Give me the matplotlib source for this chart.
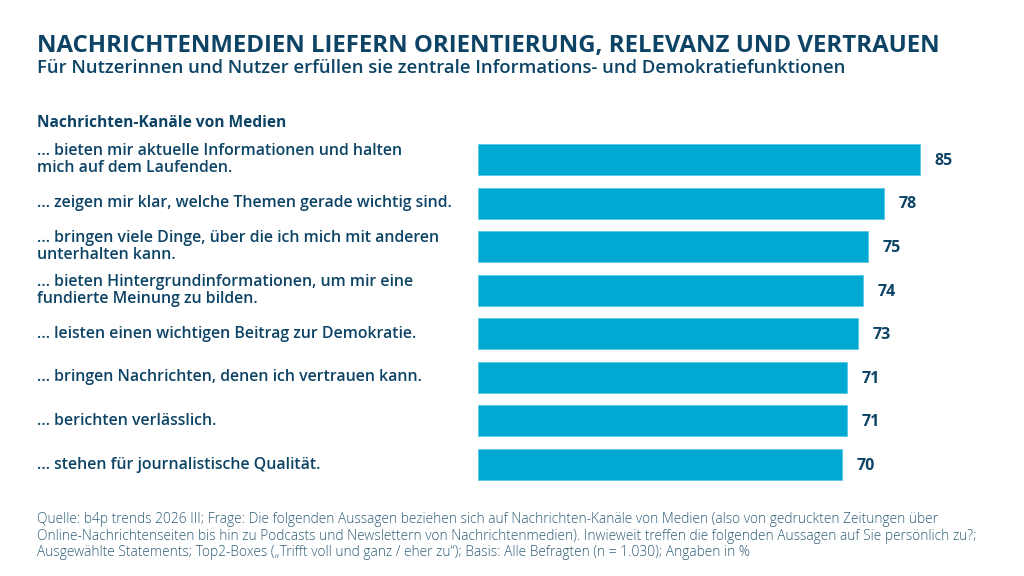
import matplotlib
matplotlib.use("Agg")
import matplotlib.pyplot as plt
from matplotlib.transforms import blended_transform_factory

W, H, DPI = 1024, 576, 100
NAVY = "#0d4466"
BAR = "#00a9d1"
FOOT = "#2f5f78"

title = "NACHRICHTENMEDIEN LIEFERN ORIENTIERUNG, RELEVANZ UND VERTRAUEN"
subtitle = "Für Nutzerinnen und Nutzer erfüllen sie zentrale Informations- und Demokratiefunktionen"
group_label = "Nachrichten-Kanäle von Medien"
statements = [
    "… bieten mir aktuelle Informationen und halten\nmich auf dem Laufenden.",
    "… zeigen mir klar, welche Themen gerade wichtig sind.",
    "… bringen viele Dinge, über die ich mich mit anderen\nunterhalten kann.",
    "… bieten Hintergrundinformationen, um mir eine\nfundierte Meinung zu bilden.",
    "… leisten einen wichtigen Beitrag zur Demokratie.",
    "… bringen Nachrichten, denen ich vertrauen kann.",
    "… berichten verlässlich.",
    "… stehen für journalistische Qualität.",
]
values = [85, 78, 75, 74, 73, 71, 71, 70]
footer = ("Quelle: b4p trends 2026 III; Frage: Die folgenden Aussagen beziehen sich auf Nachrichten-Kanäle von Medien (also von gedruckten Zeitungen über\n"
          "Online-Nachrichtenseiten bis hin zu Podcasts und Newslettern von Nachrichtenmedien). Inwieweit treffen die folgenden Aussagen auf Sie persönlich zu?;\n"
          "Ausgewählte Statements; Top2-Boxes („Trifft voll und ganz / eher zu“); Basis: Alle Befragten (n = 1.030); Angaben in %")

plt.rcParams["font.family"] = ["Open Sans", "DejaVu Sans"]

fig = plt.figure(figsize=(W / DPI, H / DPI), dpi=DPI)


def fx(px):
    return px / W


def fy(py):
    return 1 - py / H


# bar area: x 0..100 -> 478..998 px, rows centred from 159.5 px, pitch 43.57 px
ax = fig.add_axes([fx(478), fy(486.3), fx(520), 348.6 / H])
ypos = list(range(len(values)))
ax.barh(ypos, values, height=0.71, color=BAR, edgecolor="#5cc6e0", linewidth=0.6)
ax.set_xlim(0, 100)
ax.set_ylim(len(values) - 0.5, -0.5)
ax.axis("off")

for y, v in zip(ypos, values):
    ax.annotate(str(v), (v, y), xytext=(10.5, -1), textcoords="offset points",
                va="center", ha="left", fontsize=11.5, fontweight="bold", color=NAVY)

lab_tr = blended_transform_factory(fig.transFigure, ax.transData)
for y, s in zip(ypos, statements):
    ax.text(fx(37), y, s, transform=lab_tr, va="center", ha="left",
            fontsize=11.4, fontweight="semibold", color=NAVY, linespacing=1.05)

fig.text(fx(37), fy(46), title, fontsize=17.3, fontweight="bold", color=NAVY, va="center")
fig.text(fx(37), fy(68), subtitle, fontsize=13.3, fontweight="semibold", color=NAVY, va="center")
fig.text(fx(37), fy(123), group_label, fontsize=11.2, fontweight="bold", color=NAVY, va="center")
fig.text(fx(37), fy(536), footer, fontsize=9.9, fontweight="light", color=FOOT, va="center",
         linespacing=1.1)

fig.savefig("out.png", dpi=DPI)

-*-

- [TO BE DONE]: Write out exactly the lines between the start of the data and the line with "Statements; Top2-Boxes („Trifft", including both, but none of the pictures.

- [THE RESPONSE]:
Give me the matplotlib source for this chart.
import matplotlib
matplotlib.use("Agg")
import matplotlib.pyplot as plt
from matplotlib.transforms import blended_transform_factory

W, H, DPI = 1024, 576, 100
NAVY = "#0d4466"
BAR = "#00a9d1"
FOOT = "#2f5f78"

title = "NACHRICHTENMEDIEN LIEFERN ORIENTIERUNG, RELEVANZ UND VERTRAUEN"
subtitle = "Für Nutzerinnen und Nutzer erfüllen sie zentrale Informations- und Demokratiefunktionen"
group_label = "Nachrichten-Kanäle von Medien"
statements = [
    "… bieten mir aktuelle Informationen und halten\nmich auf dem Laufenden.",
    "… zeigen mir klar, welche Themen gerade wichtig sind.",
    "… bringen viele Dinge, über die ich mich mit anderen\nunterhalten kann.",
    "… bieten Hintergrundinformationen, um mir eine\nfundierte Meinung zu bilden.",
    "… leisten einen wichtigen Beitrag zur Demokratie.",
    "… bringen Nachrichten, denen ich vertrauen kann.",
    "… berichten verlässlich.",
    "… stehen für journalistische Qualität.",
]
values = [85, 78, 75, 74, 73, 71, 71, 70]
footer = ("Quelle: b4p trends 2026 III; Frage: Die folgenden Aussagen beziehen sich auf Nachrichten-Kanäle von Medien (also von gedruckten Zeitungen über\n"
          "Online-Nachrichtenseiten bis hin zu Podcasts und Newslettern von Nachrichtenmedien). Inwieweit treffen die folgenden Aussagen auf Sie persönlich zu?;\n"
          "Ausgewählte Statements; Top2-Boxes („Trifft voll und ganz / eher zu“); Basis: Alle Befragten (n = 1.030); Angaben in %")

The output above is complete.